Voters in Ohio’s 13th district – which includes parts of Mahoning, Trumbull, Portage, Stark and Summit counties – re-elected U.S. Rep. Tim Ryan of Howland, a Democrat, to his ninth two-year term in Congress. Voters in Ohio’s 6th congressional district – which includes Columbiana County, among numerous counties in the eastern part of the state – elected Republican Rep. Bill Johnson of Marietta to his fifth term in Congress.
Ryan, 45, was challenged by Republican and first-time political office-seeker Chris DePizzo of Cuyahoga Falls; Johnson, 63, faced Democrat Shawna Roberts of Belmont, who also was seeking elected office for the first time.
According to unofficial results from the Ohio Secretary of State, Ryan won 60.8 percent of the vote with 149,271 votes to DePizzo’s 96,225.
According to unofficial Secretary of State numbers, Johnson won 69.29 percent of the vote, with 169,668 votes to Roberts’ 75,196.
Ryan and other Democrats spent part of election night at Avalon Downtown Pizzeria in downtown Youngstown, where he was greeted with cheers and applause when he arrived shortly after 9 p.m.
Ryan said he was proud of the election results, and characterized his win as voters recognizing his long-term plans and rising seniority in the House of Representatives.
Asked about his future plans and leadership prospects if Democrats take the House, Ryan said he was paying close attention to other House races across the country and is taking part in those conversations with other Democrats.

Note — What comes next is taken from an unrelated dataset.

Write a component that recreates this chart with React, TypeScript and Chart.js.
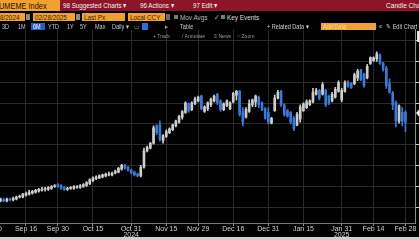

“Those are the conversations we’re having. I think the industrial Midwest, blue-collar voters need representation in the Democratic Party and in the House leadership,” he said. “If it’s me or or somebody like me, it needs to be a major voice. We’ll find out. My goal is not necessarily what position, but that that voice is heard, our values are heard and the party starts remembering places like Youngstown, Ohio.”
He said DePizzo ran a good race and he “gives him all the credit in the world.” But asked about the tone of political discourse in his race, Ryan said there were instances where he felt that the personal attacks went too far.
“I’m not one of these people who say, ‘They go low and we go lower.’ ... I think the American people want an elevated conversation about the future for our kids, for our country, and at the end of the day, that’s where I’m going to be,” he said. “My opponent spent some time taking personal potshots, and I don’t play that game.”
DePizzo could not be reached for comment late Tuesday.
Johnson was in his hometown of Marietta Tuesday night.
“I’m humbled and honored by the strong support from the people of eastern and southeastern Ohio. For the next two years, I’ll continue to lead the way on issues that matter most to the hardworking people in my communities,” he said. “From lowering the cost of health care, to repealing regulations that kill jobs and hurt working families, to fighting the opioid addiction crisis, to addressing infrastructure needs and expanding broadband internet access across our region, I will speak loudly and clearly for the people who’ve trusted me to be their voice.”
Reached for comment, Roberts said she was satisfied with the race, especially because it was her first time running for office. Roberts thanked her supporters, and said she has promised them she will run for the seat again.